Equally, as one moves through the quadrants respectively, each becomes more and more difficult to evaluate, and the data more difficult to interpret. In today’s economy, finding and hiring the right talent is more challenging than ever before. Some of the challenges that employers face today, include accurately defining selection criteria in a changing work environment, effectively retaining newly hired talent, supporting a de-centralized and geographically dispersed selection system, cost efficiency, logistical simplicity, time and effort efficiency, and Adequacy of appropriate internal skills amongst others.
There are several good practices that organisations can follow, which allow them to explore the four quadrants adequately while also taking into account the challenges they face. Some of these are discussed below.
Focusing Not Just on “Can Do” but “Will Do”
A chief indicator of whether or not a new hire will excel in the organization is how well he or she “fits” with the job, the organizational culture, and the geographical location of the job. Identifying motivational fit is the key to selecting the individuals who are likely to stick with the organization, as well as identifying those who project a high likelihood of leaving in the near future. For example, a large call center found that their six-month turnover rates decreased nearly 20% by using motivational fit as a part of its screening interview.
Accurately Define Targets in a Changing Work Environment
As systems, products, and processes are changing faster now than ever before, a key challenge for organizations is ensuring that the targets required for success in various jobs keep up with these changes. In short, what made an individual successful in a job or role in the past may not be what makes the individual successful in the present—or in the future.
Create a Decentralized Selection System
As the human resources function continues to evolve, some internal HR staffs are becoming leaner while outsourcing is growing more prevalent. Accordingly, ownership of the selection process is falling more to hiring managers and recruiters. HR departments, therefore, must continually try to balance control over the hiring system for reasons of consistency and legal defensibility, and distribution of selection tools to the end-users.
Adequately Skill Recruiters
Ensure that all people participating in the selection process have adequate knowledge of the tools they will be using such as tests, inventories and interview techniques. Logistical challenges and cost considerations have driven many organizations to employ multiple training delivery methods for such skilling.
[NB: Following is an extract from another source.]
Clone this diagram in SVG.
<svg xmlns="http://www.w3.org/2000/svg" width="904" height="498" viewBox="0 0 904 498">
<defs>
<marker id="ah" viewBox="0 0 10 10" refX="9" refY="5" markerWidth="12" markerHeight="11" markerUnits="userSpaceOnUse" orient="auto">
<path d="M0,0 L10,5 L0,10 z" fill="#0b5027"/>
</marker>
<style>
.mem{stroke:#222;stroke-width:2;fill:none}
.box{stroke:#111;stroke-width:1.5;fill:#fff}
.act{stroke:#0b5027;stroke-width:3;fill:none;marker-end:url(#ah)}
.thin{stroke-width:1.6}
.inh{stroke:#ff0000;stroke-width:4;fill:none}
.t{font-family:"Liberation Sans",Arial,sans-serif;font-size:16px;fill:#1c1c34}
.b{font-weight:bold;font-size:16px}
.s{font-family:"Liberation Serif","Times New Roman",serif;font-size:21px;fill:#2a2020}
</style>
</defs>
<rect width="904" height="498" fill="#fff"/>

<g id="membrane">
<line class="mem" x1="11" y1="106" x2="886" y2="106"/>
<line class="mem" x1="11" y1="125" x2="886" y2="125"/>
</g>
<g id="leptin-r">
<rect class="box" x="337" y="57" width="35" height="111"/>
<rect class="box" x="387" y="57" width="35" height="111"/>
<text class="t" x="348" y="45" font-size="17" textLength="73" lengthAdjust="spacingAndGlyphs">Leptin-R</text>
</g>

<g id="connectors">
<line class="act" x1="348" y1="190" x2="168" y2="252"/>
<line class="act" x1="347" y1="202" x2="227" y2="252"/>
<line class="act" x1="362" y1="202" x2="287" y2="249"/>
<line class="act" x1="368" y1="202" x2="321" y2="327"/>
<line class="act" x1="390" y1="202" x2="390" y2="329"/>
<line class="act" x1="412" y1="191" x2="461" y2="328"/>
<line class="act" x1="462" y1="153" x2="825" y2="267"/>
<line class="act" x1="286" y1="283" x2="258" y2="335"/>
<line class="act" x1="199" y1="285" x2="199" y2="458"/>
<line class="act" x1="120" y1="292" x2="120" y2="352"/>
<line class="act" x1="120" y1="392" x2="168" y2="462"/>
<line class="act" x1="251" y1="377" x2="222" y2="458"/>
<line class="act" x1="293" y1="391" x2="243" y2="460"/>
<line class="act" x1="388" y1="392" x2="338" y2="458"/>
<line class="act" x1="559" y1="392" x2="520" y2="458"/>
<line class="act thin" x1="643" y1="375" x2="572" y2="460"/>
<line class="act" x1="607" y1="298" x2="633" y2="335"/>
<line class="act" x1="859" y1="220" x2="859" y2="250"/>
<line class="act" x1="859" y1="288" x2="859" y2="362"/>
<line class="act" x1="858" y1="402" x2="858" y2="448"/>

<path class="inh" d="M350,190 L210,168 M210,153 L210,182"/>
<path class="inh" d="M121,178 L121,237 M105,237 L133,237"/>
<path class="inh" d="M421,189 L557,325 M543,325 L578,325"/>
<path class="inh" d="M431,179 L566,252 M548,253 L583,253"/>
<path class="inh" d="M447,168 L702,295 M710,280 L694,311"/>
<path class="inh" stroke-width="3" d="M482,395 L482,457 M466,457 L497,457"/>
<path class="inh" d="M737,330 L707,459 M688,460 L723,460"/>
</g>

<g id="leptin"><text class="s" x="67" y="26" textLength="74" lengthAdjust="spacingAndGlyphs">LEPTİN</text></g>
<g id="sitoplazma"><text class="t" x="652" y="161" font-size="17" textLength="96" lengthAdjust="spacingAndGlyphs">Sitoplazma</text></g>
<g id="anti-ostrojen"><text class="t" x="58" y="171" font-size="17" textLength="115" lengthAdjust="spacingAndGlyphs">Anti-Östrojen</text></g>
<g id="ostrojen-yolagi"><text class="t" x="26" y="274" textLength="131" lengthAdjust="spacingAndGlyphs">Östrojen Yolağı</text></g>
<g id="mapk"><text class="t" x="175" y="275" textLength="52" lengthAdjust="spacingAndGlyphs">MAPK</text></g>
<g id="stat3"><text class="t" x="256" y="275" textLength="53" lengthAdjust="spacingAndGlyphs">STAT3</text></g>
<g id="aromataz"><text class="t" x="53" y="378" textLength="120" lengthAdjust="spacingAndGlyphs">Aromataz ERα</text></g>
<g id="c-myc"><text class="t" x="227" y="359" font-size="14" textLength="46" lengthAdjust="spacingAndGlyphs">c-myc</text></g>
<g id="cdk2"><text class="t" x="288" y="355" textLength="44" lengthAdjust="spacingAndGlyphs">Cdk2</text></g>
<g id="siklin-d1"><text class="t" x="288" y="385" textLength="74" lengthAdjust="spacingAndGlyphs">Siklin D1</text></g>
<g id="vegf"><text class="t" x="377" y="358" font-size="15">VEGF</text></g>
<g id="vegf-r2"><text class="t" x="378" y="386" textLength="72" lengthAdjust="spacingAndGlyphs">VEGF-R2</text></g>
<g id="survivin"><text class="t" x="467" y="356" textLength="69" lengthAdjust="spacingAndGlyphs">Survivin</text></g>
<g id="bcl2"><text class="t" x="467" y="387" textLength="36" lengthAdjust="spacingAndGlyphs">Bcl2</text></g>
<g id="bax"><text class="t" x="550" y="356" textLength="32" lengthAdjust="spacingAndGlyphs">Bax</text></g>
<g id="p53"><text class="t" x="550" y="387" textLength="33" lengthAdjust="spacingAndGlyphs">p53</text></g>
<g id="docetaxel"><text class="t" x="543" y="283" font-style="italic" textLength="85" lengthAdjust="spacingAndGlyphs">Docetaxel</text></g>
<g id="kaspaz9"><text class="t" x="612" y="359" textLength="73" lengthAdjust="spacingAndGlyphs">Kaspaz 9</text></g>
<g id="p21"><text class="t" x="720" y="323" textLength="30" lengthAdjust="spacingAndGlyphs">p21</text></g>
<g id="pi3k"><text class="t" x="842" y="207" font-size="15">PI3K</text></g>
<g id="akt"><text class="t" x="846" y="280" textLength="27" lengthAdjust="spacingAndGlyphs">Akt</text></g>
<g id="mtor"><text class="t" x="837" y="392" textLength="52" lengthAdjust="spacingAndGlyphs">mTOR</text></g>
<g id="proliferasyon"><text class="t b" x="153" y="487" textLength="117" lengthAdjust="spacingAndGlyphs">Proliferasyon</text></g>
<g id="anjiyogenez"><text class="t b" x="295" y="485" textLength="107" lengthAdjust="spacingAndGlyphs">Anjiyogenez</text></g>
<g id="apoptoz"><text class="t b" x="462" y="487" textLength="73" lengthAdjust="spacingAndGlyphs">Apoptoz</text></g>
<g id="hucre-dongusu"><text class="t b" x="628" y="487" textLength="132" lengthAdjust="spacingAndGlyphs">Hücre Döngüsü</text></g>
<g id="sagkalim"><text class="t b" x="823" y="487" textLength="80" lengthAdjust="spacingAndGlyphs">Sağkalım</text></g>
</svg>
Some options to consider would be whether the training is administered through web-based, self-study or classroom options.
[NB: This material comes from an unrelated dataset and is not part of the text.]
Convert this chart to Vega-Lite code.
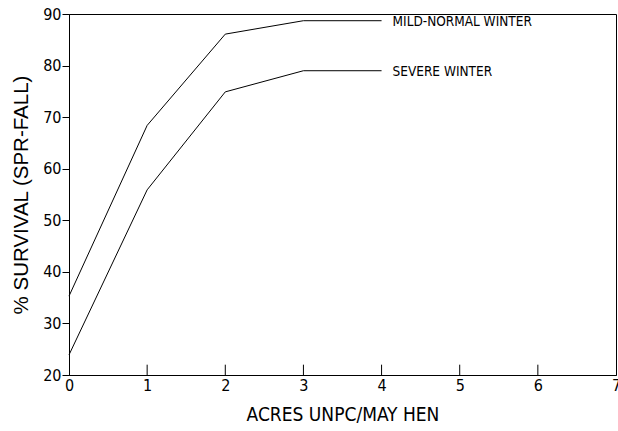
{
  "$schema": "https://vega.github.io/schema/vega-lite/v6.json",
  "width": 547,
  "height": 361,
  "autosize": {"type": "none"},
  "padding": {"left": 69, "top": 14, "right": 2, "bottom": 56},
  "background": "white",
  "config": {
    "view": {"stroke": "black", "strokeWidth": 1},
    "font": "DejaVu Sans Condensed, Liberation Sans"
  },
  "datasets": {
    "lines": [
      {"acres": 0, "survival": 35.3, "winter": "MILD-NORMAL WINTER"},
      {"acres": 1, "survival": 68.4, "winter": "MILD-NORMAL WINTER"},
      {"acres": 2, "survival": 86.1, "winter": "MILD-NORMAL WINTER"},
      {"acres": 3, "survival": 88.7, "winter": "MILD-NORMAL WINTER"},
      {"acres": 4, "survival": 88.7, "winter": "MILD-NORMAL WINTER"},
      {"acres": 0, "survival": 23.9, "winter": "SEVERE WINTER"},
      {"acres": 1, "survival": 55.9, "winter": "SEVERE WINTER"},
      {"acres": 2, "survival": 74.9, "winter": "SEVERE WINTER"},
      {"acres": 3, "survival": 79.0, "winter": "SEVERE WINTER"},
      {"acres": 4, "survival": 79.0, "winter": "SEVERE WINTER"}
    ],
    "labels": [
      {"acres": 4, "survival": 88.7, "winter": "MILD-NORMAL WINTER"},
      {"acres": 4, "survival": 79.0, "winter": "SEVERE WINTER"}
    ],
    "ticks": [
      {"acres": 1, "lo": 20, "hi": 22},
      {"acres": 2, "lo": 20, "hi": 22},
      {"acres": 3, "lo": 20, "hi": 22},
      {"acres": 4, "lo": 20, "hi": 22},
      {"acres": 5, "lo": 20, "hi": 22},
      {"acres": 6, "lo": 20, "hi": 22}
    ]
  },
  "layer": [
    {
      "data": {"name": "lines"},
      "mark": {"type": "line", "color": "black", "strokeWidth": 1},
      "encoding": {
        "x": {
          "field": "acres", "type": "quantitative",
          "scale": {"domain": [0, 7], "nice": false},
          "axis": {
            "title": "ACRES UNPC/MAY HEN",
            "titleFont": "DejaVu Sans Condensed, Liberation Sans",
            "titleFontSize": 19,
            "titleFontWeight": "normal",
            "titleColor": "black",
            "titlePadding": 12,
            "values": [0, 1, 2, 3, 4, 5, 6, 7],
            "format": "d",
            "grid": false,
            "domainColor": "black",
            "ticks": false,
            "labelPadding": 2,
            "labelFontSize": 16,
            "labelColor": "black",
            "labelFont": "DejaVu Sans Condensed, Liberation Sans",
            "labelFlush": false
          }
        },
        "y": {
          "field": "survival", "type": "quantitative",
          "scale": {"domain": [20, 90], "nice": false, "zero": false},
          "axis": {
            "title": "% SURVIVAL (SPR-FALL)",
            "titleFont": "Liberation Sans",
            "titleFontSize": 20.5,
            "titleFontWeight": "normal",
            "titleColor": "black",
            "titlePadding": 11,
            "values": [20, 30, 40, 50, 60, 70, 80, 90],
            "format": "d",
            "grid": false,
            "domainColor": "black",
            "tickColor": "black",
            "tickSize": 7,
            "labelPadding": 1,
            "labelFontSize": 16,
            "labelColor": "black",
            "labelFont": "DejaVu Sans Condensed, Liberation Sans",
            "labelFlush": false
          }
        },
        "detail": {"field": "winter", "type": "nominal"}
      }
    },
    {
      "data": {"name": "ticks"},
      "mark": {"type": "rule", "color": "black", "strokeWidth": 1},
      "encoding": {
        "x": {"field": "acres", "type": "quantitative"},
        "y": {"field": "lo", "type": "quantitative"},
        "y2": {"field": "hi"}
      }
    },
    {
      "data": {"name": "labels"},
      "mark": {"type": "text", "align": "left", "baseline": "middle", "dx": 11, "dy": 1, "fontSize": 13.5, "font": "DejaVu Sans Condensed, Liberation Sans", "color": "black"},
      "encoding": {
        "x": {"field": "acres", "type": "quantitative"},
        "y": {"field": "survival", "type": "quantitative"},
        "text": {"field": "winter", "type": "nominal"}
      }
    }
  ]
}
Use the right tools for the right result
Screening and testing tools help objectively evaluate large applicant pools, which helps the manager quickly and accurately identify the most qualified candidates for further consideration. Traditional tests such as psychometric tests and cognitive tests are now being replaced by more blended tests which encompass both personality as well as competency evaluations through a simple cost effective methodology yet provide a much wider evaluation. These tests may also be role specific for more accurate results. Examples of these are Career Batteries. It is also at this stage that the less complex quadrants of the Success Profile such as technical skills and experience need to be evaluated.
Once this is done, they may be progressed to behaviourally-based, in-depth phases such as behavioural interviews, simulations and assessments. These may be applied differently for different roles depending on the criticality of the decision as well as the size of the role and other such parameters.
The results speak for themselves
Below two different examples from a well known Talent Management Consulting firm that shows the direct bottom line impact of good talent acquisition practices:
One Fortune 500 Telecommunications Company increased their closing rates by 69% by shifting to sales roles to a more consultative approach. They realised they needed sales representatives who could sit down with customers, understand their Internet, cable, and phone needs, and then recommend customized service options to meet those needs. The company used a blended Competency and Personality test to support the hiring process. The research found that compared to those scoring low, high scorers: Had 69% higher close rates, made 21% more sales calls, performed 15-29% higher on sales goal achievement and attained 8% higher customer satisfaction ratings.
Another example, a company that became one of the largest national financial institutions thanks to its emphasis on making clients feel special, delivering value, and building strong relationships. They wanted to find call center agents with a commitment to satisfying their customers’ financial needs and who would be satisfied and stay in their jobs. The company used a specialised Customer Service Career Battery. The research found that high scorers were: 144% more likely to excel at customer focus, 216% more likely to effectively manage work, 177% more likely to have strong communication skills, 90% more likely to be highly satisfied with their jobs and 36% more likely to have a faster ramp-up speed.